Leggendo Senza nome di Wilkie Collins salta agli occhi un dettaglio tutt’altro che trascurabile che rende questo romanzo un unicum e una pietra miliare per la storia del romanzo vittoriano. Il testo, che è da poco tornato sugli scaffali delle nostre librerie grazie alla nuova edizione della Fazi (con splendida traduzione di Luca Scarlini), sorprende in verità per tante qualità: la scrittura, innanzitutto, e poi la vivida fantasia e perizia dell’autore nel creare un romanzo ricco di colpi di scena all’interno di una architettura narrativa davvero complessa. Senza nome (pubblicato a puntate per la prima volta nel 1862 nella rivista diretta da Charles Dickens  All the year round, e forse proprio per il suo carattere di feuilletton, così “corposo” con le sue 800 pagine), dicevamo, sorprende per un dettaglio. E’ il primo romanzo dove a scatenare il plot  è nientemeno che lo smascheramento di una coppia di fatto.

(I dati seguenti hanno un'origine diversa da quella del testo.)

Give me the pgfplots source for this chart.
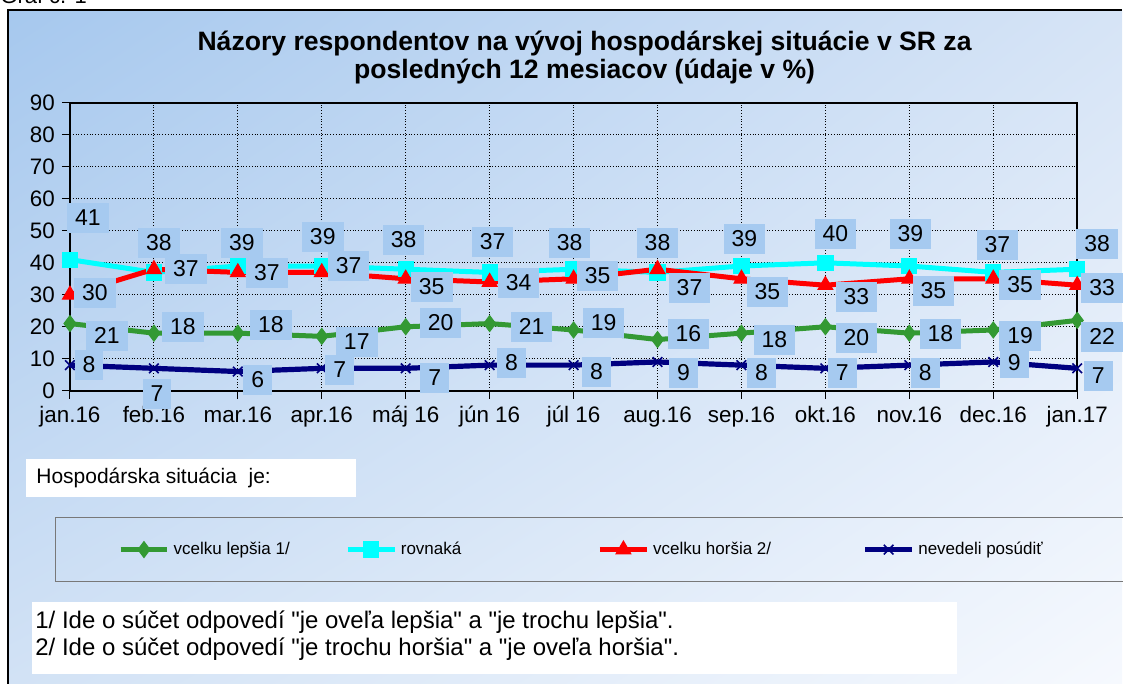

Tanti romanzi (e non solo inglesi) hanno avuto agio di raccontarci storie di matrimoni falliti, matrimoni combinati e soprattutto di tanti e tanti figli illegittimi (magari proprio per questo tagliati fuori da eredità che avrebbero ampiamente meritato).  Questo è il primo romanzo che mette al centro della scena una “coppia di fatto” e, visto l’epoca in cui ci troviamo (siamo intorno al 1860) e il luogo (l’arcigna e prudente Inghilterra vittoriana), non è una questione da poco.

Per giunta non si tratta di una coppia infelice. I signori Vanstone sono agiati signorotti che trascorrono la loro vita in una elegante tenuta (Combe Raven) nel Somersetshire. Hanno anche due figlie (belle, intelligenti e devote) e una austera governante (Miss Garth). E in più si amano alla follia e aspettano – tra l’altro – l’arrivo di un terzo erede. Erede, però, non è la parola giusta. E, alla morte improvvisa e inaspettata del padre seguita a breve distanza dalla morte della madre proprio a causa del parto, le due orfane (Norah e Magdalen) scoprono infatti che la legge non le considera eredi dal momento che sono nate fuori dal matrimonio.

Inutile star qui a districare e a sintetizzare il godibilissimo racconto. Gli elementi del feuilleton vittoriano ci sono tutti. In sopraggiunta ci sono colpi di scena affatto audaci per l’epoca in cui il romanzo è stato concepito.  C’è da dire, forse, che solo a un avvocato mancato come Collins (brillante laurea in legge mai usata professionalmente) poteva venire in mente un simile intreccio. Nemmeno il suo più grande amico, sodale, collega e “socio” Dickens ci ha mai pensato.

Oggi rileggere Senza nome fa bene. Soprattutto perché viviamo in un’epoca in cui il problema delle coppie di fatto e delle unioni civili, con tutti i corollari del caso (adozioni, eredità, pensioni di reversibilità) è tanto dibattuto. Fa bene vedere i rischi  che correvano allora le giovani donne e le garanzie offerte oggi a tutti i figli (non esiste nemmeno più la distinzione tra legittimi e illegittimi).

Dopo il successo ottenuto con la riedizione de La donna in bianco, Fazi assesta quindi un bel colpo che potrebbe diventare (almeno ce lo auguriamo) un’ottima strenna natalizia. Intanto si potrebbe lanciare l’appello per riportare sugli scaffali delle nostre librerie altre perle di Collins come il libro scritto a quattro mani proprio con l’amico Dickens (con il quale in effetti formava una formidabile coppia come la nostra Fruttero e Lucentini) dal titolo Senza uscita (che Nottetempo pubblicò nel 2003 ma che da tempo è esaurito) oppure La pietra di luna (uscito da noi quasi in sordina nel 2013 per l’editore Faligi, ma attualmente introvabile), considerato dagli storici della letteratura britannica come il primo esempio di romanzo giallo (osannato persino da un lettore raffinato come Thomas Stearns Eliot). La ricchezza della trama e la suspence lo rendono ancor oggi godibile. Di sicuro più del nostro Il cappello del prete (Emilio De Marchi) arrivato al traguardo della pubblicazione ben vent’anni dopo l’illustre precedente britannico 1888, e ancor oggi leggibile soprattutto per il sapido condimento lessicale.